I'm not though, Spring is in charge. The whole thing is a custom java web server which heavily uses spring

gfredericks00:09:48

okay I'm probably out of my depth; but writing the java class in java sounds cleanest to me

didibus00:09:32

What other options but gen-class do I have to call Clojure from java?

didibus00:09:29

I'm not sure what on that doc page is helpful? IFn?

didibus00:09:33

Oh, I think I see

didibus00:09:48

I can call var on a clojure var, and then call invoke on it

sattvik00:09:20

Pretty much. It’s relatively straightforward, unlike gen-class.

didibus00:09:58

Ok, my problem was that I wasn't using the fully qualified namespace for defining my return type in my gen-class, because I thought the import would work in there also for me to only use the class name, but it does not

didibus02:09:09

Does gen-class default :main to true?
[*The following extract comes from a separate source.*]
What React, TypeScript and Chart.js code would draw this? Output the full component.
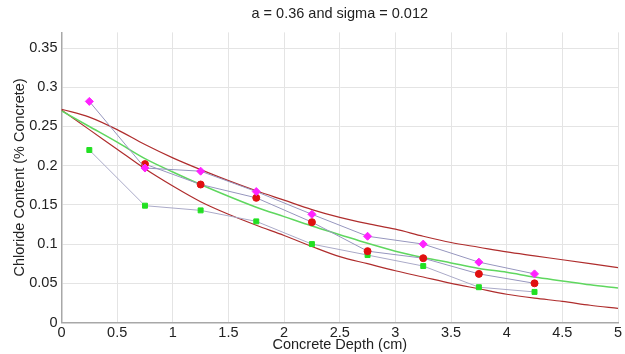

So if I don't want a main, I have to set main to false explicitly?

sattvik02:09:37

At least, if you are doing it in the ns form.

didibus02:09:54

Ok, its weird, the doc says if supplied and true a main will be generated

sattvik02:09:39

Well, that’s the case if you are invoking gen-class directly. The doc for ns states that it provides some defaults if you are doing :gen-class.

didibus02:09:43

Oh, I see. Ya was looking at the gen-class docs

donyorm07:09:56

hey everyone

jimmy09:09:12

hi guys, is there any way we can set env variable in repl ?

hans09:09:32

I'd say the best way to do that is when you're calling the external program that needs to see the environment variable.

hans09:09:50

You can't change an environment variable in your parent process, if that is what you hoped you could do.

hans09:09:32

https://clojuredocs.org/clojure.java.shell/sh has an :env argument that you can use to pass the environment that you'd like to set up.

jimmy09:09:32

yeah, but that env would only apply for the sub process within the repl, am I correct ?

hans09:09:09

Correct.

hans09:09:53

If you want to set your parent process' environment, you'll have to hack around. A common way is to use the shell's eval command and print the environment variables to stdout.

jimmy09:09:26

hmm, that's interesting. I will try it out, thanks

jimmy09:09:48

My problem is quite small, I can solve it with binding, it's good to know this trick

selfsame14:09:10

whats the clojure notation for 10^23, 10e23?

chris14:09:30

same as in java, 1.0E24

selfsame14:09:39

^ ok gotcha XeY is "X times 10 to the power of Y"

chris14:09:11

yep, that’s what you’re asking about right, scientific notation, not general exponents

selfsame14:09:25

yep, thanks!

rkosenko15:09:14

Is there any standard macros/function for #(func2 (apply func1 %&)) ? Something like (wrap func1 func2) ?

rkosenko15:09:00

Thanks, it's called comp.

spacepluk16:09:24

how can I turn a lazy-seq into an input-stream?

spacepluk16:09:40

I'm streaming the results of a jdbc query with a lazy-seq and I want to wrap that with an input-stream so I can upload to s3 with amazonica, but I can't figure out what's the best way to do that.

gordon17:09:28

@spacepluk Take a look at https://github.com/ztellman/byte-streams - specifically, the first mention of to-input-stream in the README looks like what you're after

spacepluk17:09:47

@gws that looks great! thanks!

grav20:09:35

clojure.data.xml has suddenly begun adding shortcut namespaces, like <a:foobar>…</a:foobar> instead of just <foobar></foobar>. I haven’t upgraded the version (`[org.clojure/data.xml "0.1.0-beta1”]`)

grav20:09:47

Any clues as to why?

hiredman20:09:40

check lein deps :tree

hiredman20:09:01

it looks like that changed between beta1 and beta2, so for some reason you are getting beta2

grav20:09:28

Yes … very weird

hiredman20:09:20

you can end up with some unexpected transitive dependency behavior, the easiest thing is to look at the deps :tree result, and add some :exclusions. if you specify the exact version you want as a direct dependency that should override any transitive dependency.

hiredman20:09:28

if data.xml is a dependency of anything you depend on, and any of your dependencies are aot compiled, that can lead to wonkiness too

grav20:09:42

Seems explicitly depending on beta2 fixes it … which makes me even more puzzled, since it’s been working fine with beta1

grav20:09:09

@hiredman Ok. I’ll see of there’s anything else depending on it

mccraigmccraig21:09:53

@grav i always set :pedantic? :abort which forces you to explicitly deal with any ambiguities in the set of transitive dependencies (or lein borks)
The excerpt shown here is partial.